Слилось до такой степени, что, когда музыка закончилась, а Тевфик-бей и Эмин Деде продолжили играть напевы и сема, кружившиеся вокруг того же лада, Мюмтаз слушал эти произведения, которые давно знал, с тем же ощущением безысходности. Даже когда он, как обычно, попытался отделить голос Нуран, как всегда сопровождавший игру дяди, от всего окружавшего, он представил, что между этим голосом и ним появилось некоторое препятствие. Казалось, будто голос молодой женщины доносился до него издалека, словно туманным утром. Он чувствовал ту глубокую изменчивость, которая отпечаталась на лицах исполнителей старинной османской музыки, словно она была не отражением потраченных усилий, а выражением какой-то разлуки, отдаленности. Казалось, будто молодая женщина зовет его на помощь откуда-то издали, и он, Мюмтаз, никак не может к ней поспешить. Нуран словно была пленницей в стране, где царили «Султанийегях», «Махур», «Сегях».
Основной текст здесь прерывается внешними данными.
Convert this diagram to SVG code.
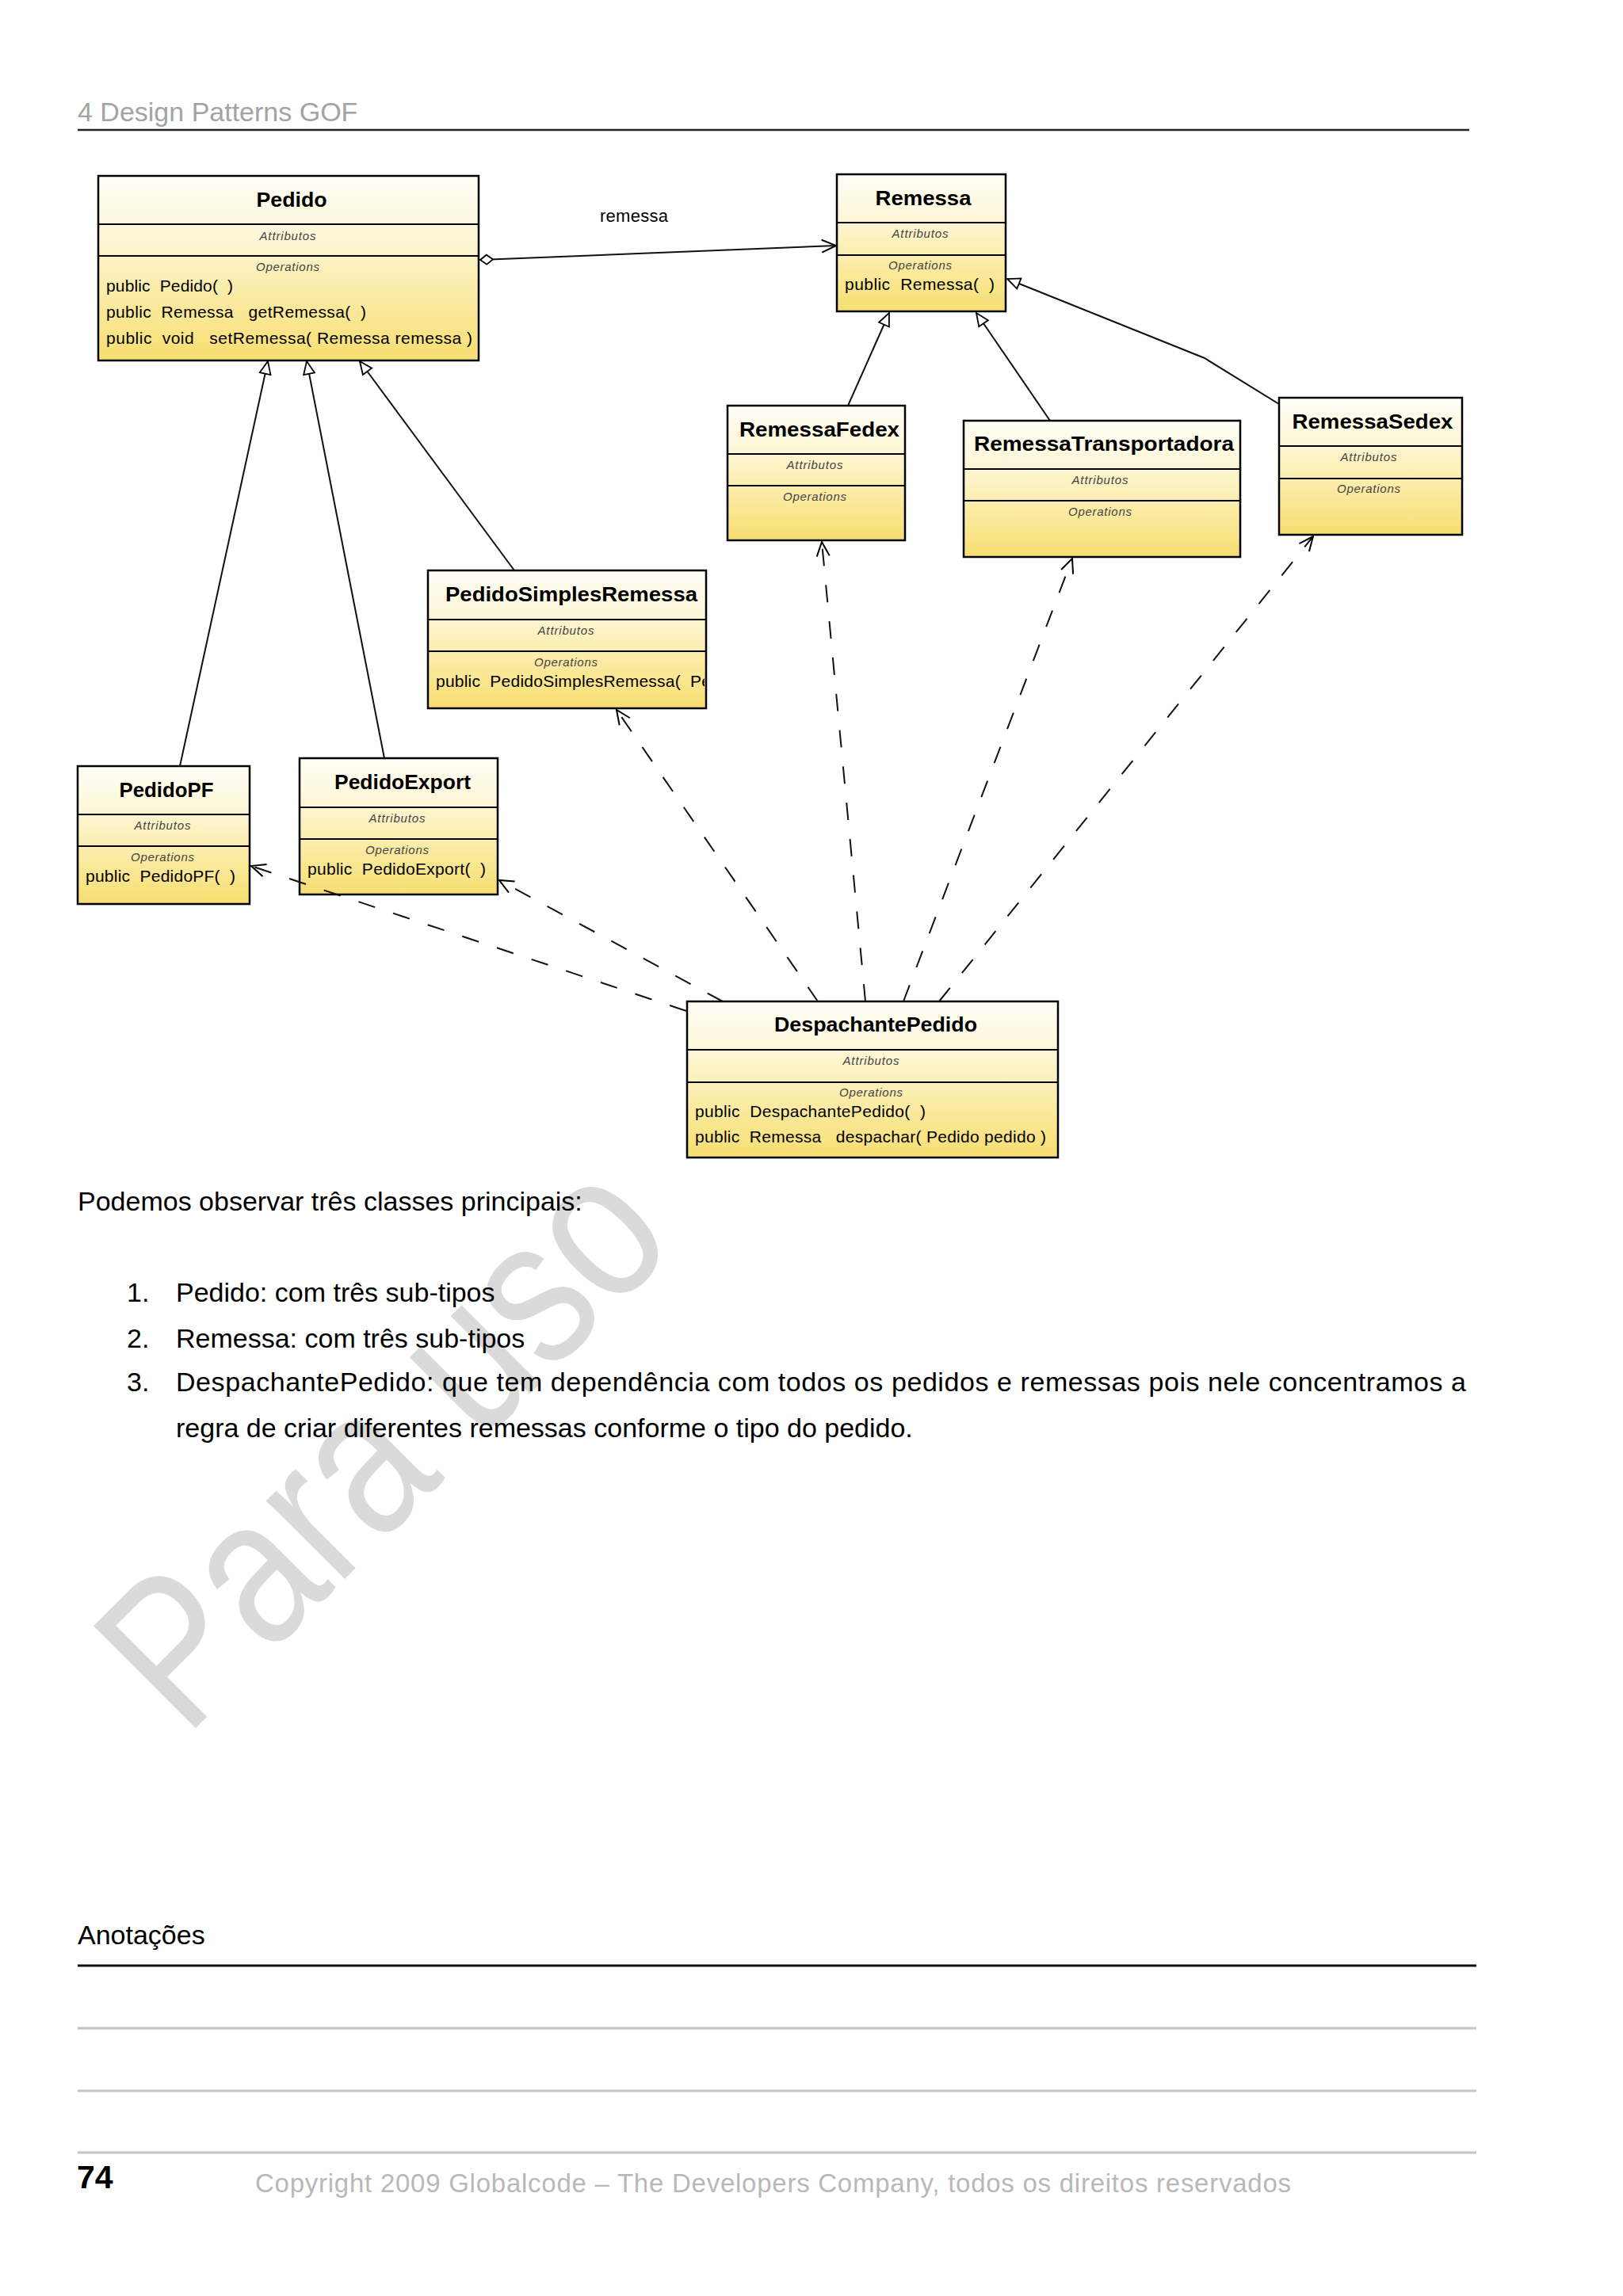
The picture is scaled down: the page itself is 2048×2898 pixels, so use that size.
<svg xmlns="http://www.w3.org/2000/svg" width="2048" height="2898" viewBox="0 0 2048 2898">
<defs>
<linearGradient id="boxfill" x1="0" y1="0" x2="0" y2="1">
<stop offset="0" stop-color="#fffef6"/>
<stop offset="0.3" stop-color="#fdf7da"/>
<stop offset="0.55" stop-color="#fcefb4"/>
<stop offset="1" stop-color="#f7de70"/>
</linearGradient>
<marker id="arrOpen" markerUnits="userSpaceOnUse" markerWidth="20" markerHeight="18" refX="18" refY="8" orient="auto" overflow="visible">
<path d="M0,0 L18,8 L0,16" fill="none" stroke="#000" stroke-width="2" stroke-dasharray="none"/>
</marker>
<marker id="tri" markerUnits="userSpaceOnUse" markerWidth="20" markerHeight="16" refX="17" refY="7" orient="auto" overflow="visible">
<path d="M1,0 L17,7 L1,14 Z" fill="#fff" stroke="#000" stroke-width="1.8"/>
</marker>
<marker id="dia" markerUnits="userSpaceOnUse" markerWidth="18" markerHeight="14" refX="0" refY="6" orient="auto" overflow="visible">
<path d="M0,6 L8,0 L16,6 L8,12 Z" fill="#fff" stroke="#000" stroke-width="1.8"/>
</marker>
<clipPath id="clipPSR"><rect x="541" y="822" width="348" height="70"/></clipPath>
<style>
.box{fill:url(#boxfill);stroke:#000;stroke-width:2.5}
.div{stroke:#000;stroke-width:2.2}
.name{font-family:"Liberation Sans",Arial,sans-serif;font-weight:bold;font-size:26px;fill:#000;text-anchor:middle}
.sec{font-family:"Liberation Sans",Arial,sans-serif;font-style:italic;font-size:15px;fill:#444;text-anchor:middle}
.op{font-family:"Liberation Sans",Arial,sans-serif;font-size:21px;fill:#000}
.gen{fill:none;stroke:#111;stroke-width:2;marker-end:url(#tri)}
.dep{fill:none;stroke:#111;stroke-width:2;stroke-dasharray:22 24;marker-end:url(#arrOpen)}
.assoc{fill:none;stroke:#111;stroke-width:2;marker-start:url(#dia);marker-end:url(#arrOpen)}
.lbl{font-family:"Liberation Sans",Arial,sans-serif;font-size:22px;fill:#000}
.body{font-family:"Liberation Sans",Arial,sans-serif;font-size:34px;fill:#000}
</style>
</defs>
<rect x="0" y="0" width="2048" height="2898" fill="#fff"/>

<g id="watermark">
<text x="0" y="0" transform="translate(234,2194) rotate(-45) scale(0.83,1)" font-family="Liberation Sans, Arial, sans-serif" font-size="265" fill="#dadada">Para uso</text>
</g>
<rect x="98" y="176" width="1765" height="1302" fill="#fff"/>

<g id="header">
<text x="98" y="153" font-family="Liberation Sans, Arial, sans-serif" font-size="34" fill="#a3a3a3">4 Design Patterns GOF</text>
<line x1="98" y1="164" x2="1854" y2="164" stroke="#222" stroke-width="2.5"/>
</g>

<g id="pedido">
<rect class="box" x="124" y="222" width="480" height="233"/>
<line class="div" x1="124" y1="283" x2="604" y2="283"/>
<line class="div" x1="124" y1="323" x2="604" y2="323"/>
<text class="name" x="368" y="261" textLength="89" lengthAdjust="spacingAndGlyphs">Pedido</text>
<text class="sec" x="363" y="303" textLength="71">Attributos</text>
<text class="sec" x="363" y="342" textLength="80">Operations</text>
<text class="op" x="134" y="368" textLength="160" xml:space="preserve">public  Pedido(  )</text>
<text class="op" x="134" y="401" textLength="328" xml:space="preserve">public  Remessa   getRemessa(  )</text>
<text class="op" x="134" y="434" textLength="462" xml:space="preserve">public  void   setRemessa( Remessa remessa )</text>
</g>

<g id="remessa">
<rect class="box" x="1056" y="220" width="213" height="173"/>
<line class="div" x1="1056" y1="281" x2="1269" y2="281"/>
<line class="div" x1="1056" y1="322" x2="1269" y2="322"/>
<text class="name" x="1165" y="259" textLength="121" lengthAdjust="spacingAndGlyphs">Remessa</text>
<text class="sec" x="1161" y="300" textLength="71">Attributos</text>
<text class="sec" x="1161" y="340" textLength="80">Operations</text>
<text class="op" x="1066" y="366" textLength="189" xml:space="preserve">public  Remessa(  )</text>
</g>

<g id="remessaFedex">
<rect class="box" x="918" y="512" width="224" height="170"/>
<line class="div" x1="918" y1="573" x2="1142" y2="573"/>
<line class="div" x1="918" y1="613" x2="1142" y2="613"/>
<text class="name" x="1034" y="551" textLength="202" lengthAdjust="spacingAndGlyphs">RemessaFedex</text>
<text class="sec" x="1028" y="592" textLength="71">Attributos</text>
<text class="sec" x="1028" y="632" textLength="80">Operations</text>
</g>

<g id="remessaTransportadora">
<rect class="box" x="1216" y="531" width="349" height="172"/>
<line class="div" x1="1216" y1="592" x2="1565" y2="592"/>
<line class="div" x1="1216" y1="632" x2="1565" y2="632"/>
<text class="name" x="1393" y="569" textLength="328" lengthAdjust="spacingAndGlyphs">RemessaTransportadora</text>
<text class="sec" x="1388" y="611" textLength="71">Attributos</text>
<text class="sec" x="1388" y="651" textLength="80">Operations</text>
</g>

<g id="remessaSedex">
<rect class="box" x="1614" y="502" width="231" height="173"/>
<line class="div" x1="1614" y1="563" x2="1845" y2="563"/>
<line class="div" x1="1614" y1="604" x2="1845" y2="604"/>
<text class="name" x="1732" y="541" textLength="203" lengthAdjust="spacingAndGlyphs">RemessaSedex</text>
<text class="sec" x="1727" y="582" textLength="71">Attributos</text>
<text class="sec" x="1727" y="622" textLength="80">Operations</text>
</g>

<g id="pedidoSimplesRemessa">
<rect class="box" x="540" y="720" width="351" height="174"/>
<line class="div" x1="540" y1="782" x2="891" y2="782"/>
<line class="div" x1="540" y1="822" x2="891" y2="822"/>
<text class="name" x="721" y="759" textLength="318" lengthAdjust="spacingAndGlyphs">PedidoSimplesRemessa</text>
<text class="sec" x="714" y="801" textLength="71">Attributos</text>
<text class="sec" x="714" y="841" textLength="80">Operations</text>
<text class="op" x="550" y="867" textLength="347" clip-path="url(#clipPSR)" xml:space="preserve">public  PedidoSimplesRemessa(  Pe</text>
</g>

<g id="pedidoPF">
<rect class="box" x="98" y="967" width="217" height="174"/>
<line class="div" x1="98" y1="1028" x2="315" y2="1028"/>
<line class="div" x1="98" y1="1068" x2="315" y2="1068"/>
<text class="name" x="210" y="1006" textLength="119" lengthAdjust="spacingAndGlyphs">PedidoPF</text>
<text class="sec" x="205" y="1047" textLength="71">Attributos</text>
<text class="sec" x="205" y="1087" textLength="80">Operations</text>
<text class="op" x="108" y="1113" textLength="189" xml:space="preserve">public  PedidoPF(  )</text>
</g>

<g id="pedidoExport">
<rect class="box" x="378" y="957" width="250" height="172"/>
<line class="div" x1="378" y1="1019" x2="628" y2="1019"/>
<line class="div" x1="378" y1="1059" x2="628" y2="1059"/>
<text class="name" x="508" y="996" textLength="172" lengthAdjust="spacingAndGlyphs">PedidoExport</text>
<text class="sec" x="501" y="1038" textLength="71">Attributos</text>
<text class="sec" x="501" y="1078" textLength="80">Operations</text>
<text class="op" x="388" y="1104" textLength="225" xml:space="preserve">public  PedidoExport(  )</text>
</g>

<g id="despachantePedido">
<rect class="box" x="867" y="1264" width="468" height="197"/>
<line class="div" x1="867" y1="1325" x2="1335" y2="1325"/>
<line class="div" x1="867" y1="1366" x2="1335" y2="1366"/>
<text class="name" x="1105" y="1302" textLength="256" lengthAdjust="spacingAndGlyphs">DespachantePedido</text>
<text class="sec" x="1099" y="1344" textLength="71">Attributos</text>
<text class="sec" x="1099" y="1384" textLength="80">Operations</text>
<text class="op" x="877" y="1410" textLength="291" xml:space="preserve">public  DespachantePedido(  )</text>
<text class="op" x="877" y="1442" textLength="443" xml:space="preserve">public  Remessa   despachar( Pedido pedido )</text>
</g>

<g id="connectors">
<path class="assoc" d="M606,328 L1055,310"/>
<text class="lbl" x="757" y="280" textLength="86">remessa</text>
<path class="gen" d="M227,967 L338,456"/>
<path class="gen" d="M485,957 L387,456"/>
<path class="gen" d="M649,720 L454,456"/>
<path class="gen" d="M1070,512 L1122,395"/>
<path class="gen" d="M1325,531 L1232,395"/>
<path class="gen" d="M1614,510 L1520,452 L1271,352"/>
<path class="dep" d="M866,1276 L317,1093"/>
<path class="dep" d="M912,1264 L630,1111"/>
<path class="dep" d="M1032,1264 L778,896"/>
<path class="dep" d="M1092,1264 L1037,684"/>
<path class="dep" d="M1140,1264 L1353,705"/>
<path class="dep" d="M1185,1264 L1657,677"/>
</g>

<g id="bodytext">
<text class="body" x="98" y="1528">Podemos observar três classes principais:</text>
<text class="body" x="160" y="1643">1.</text>
<text class="body" x="222" y="1643">Pedido: com três sub-tipos</text>
<text class="body" x="160" y="1701">2.</text>
<text class="body" x="222" y="1701">Remessa: com três sub-tipos</text>
<text class="body" x="160" y="1756">3.</text>
<text class="body" x="222" y="1756" textLength="1628">DespachantePedido: que tem dependência com todos os pedidos e remessas pois nele concentramos a</text>
<text class="body" x="222" y="1814">regra de criar diferentes remessas conforme o tipo do pedido.</text>
</g>

<g id="footer">
<text class="body" x="98" y="2454">Anotações</text>
<line x1="98" y1="2481" x2="1863" y2="2481" stroke="#111" stroke-width="3"/>
<line x1="98" y1="2560" x2="1863" y2="2560" stroke="#c4c4c4" stroke-width="3"/>
<line x1="98" y1="2639" x2="1863" y2="2639" stroke="#c4c4c4" stroke-width="3"/>
<line x1="98" y1="2717" x2="1863" y2="2717" stroke="#c4c4c4" stroke-width="3"/>
<text x="97" y="2762" font-family="Liberation Sans, Arial, sans-serif" font-weight="bold" font-size="41" fill="#000">74</text>
<text x="322" y="2767" font-family="Liberation Sans, Arial, sans-serif" font-size="33" fill="#b8b8b8" textLength="1307">Copyright 2009 Globalcode – The Developers Company, todos os direitos reservados</text>
</g>
</svg>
Он прекрасно сознавал, что все это смешно. К тому же Мюмтаз знал и еще кое-что: привычку размышлять и чувствовать таким образом он в некотором роде создал сам в себе с самого детства. Печальные обстоятельства его детства подарили ему свойство думать обо всем, что он любит, как бы издали, словно бы оно находилось в недостижимом мире; и подобно тому, как он узнал любовь одновременно с непременным понятием смерти и греха, иными словами, она стала для него неким сочетанием пытки и награды, равноценное возмещение которой невозможно, сама идея подобной отдаленности в те годы основательно пустила корни в его душе. Так что Мюмтаз развивал это наследие своего детства по собственной воле на протяжении всего отрочества и всей юности, наполненной большим умственным трудом, большей или меньшей болезненностью, сообразно условиям, и рано открывшейся склонностью к поэзии, вплоть до тех самых месяцев, пока он не узнал Нуран. С его точки зрения, истинное призвание поэзии заключалось в том, что она пребывала вне всего сущего и вне надежды. Поэзия всю жизнь напоминала ему язычки пламени на куче подожженных сухих листьев. Разве поэты, которых он читал и любил, прежде всего По и Бодлер, не были рыцарями слова «никогда»? Их колыбели раскачивались в оплотах невозможности, их жизни прошли в стране под названием «Небывальщина». Если бы мы не донесли нашу жизнь до точки невозврата, то чем бы мы наполнили соты поэзии? И поэтому, несмотря на шумные радости, на свою способность к анализу, которую можно было бы назвать математической, несмотря на сильный вкус к жизни, Мюмтаз не ограничился отказом от роскошно накрытых столов, что один за другим расставляла перед ним жизнь, но считал жизненные страдания единственным возможным образом жизни. Каждая мысль, каждое чувство приобретали в нем свою законченную форму только тогда, когда становились нестерпимой пыткой, нестерпимой мукой, как о том ему говорила Нуран, когда однажды августовской ночью они любовались месяцем. Он знал, что поэзия не сможет соединиться с жизнью, если он не будет совершать этого в своей душе. Это изнурение и кипение были возможны только при условии нестерпимого жара. В противном случае его поэзия оставалась перед закрытой дверью, используя чужой, не ставший родным, язык.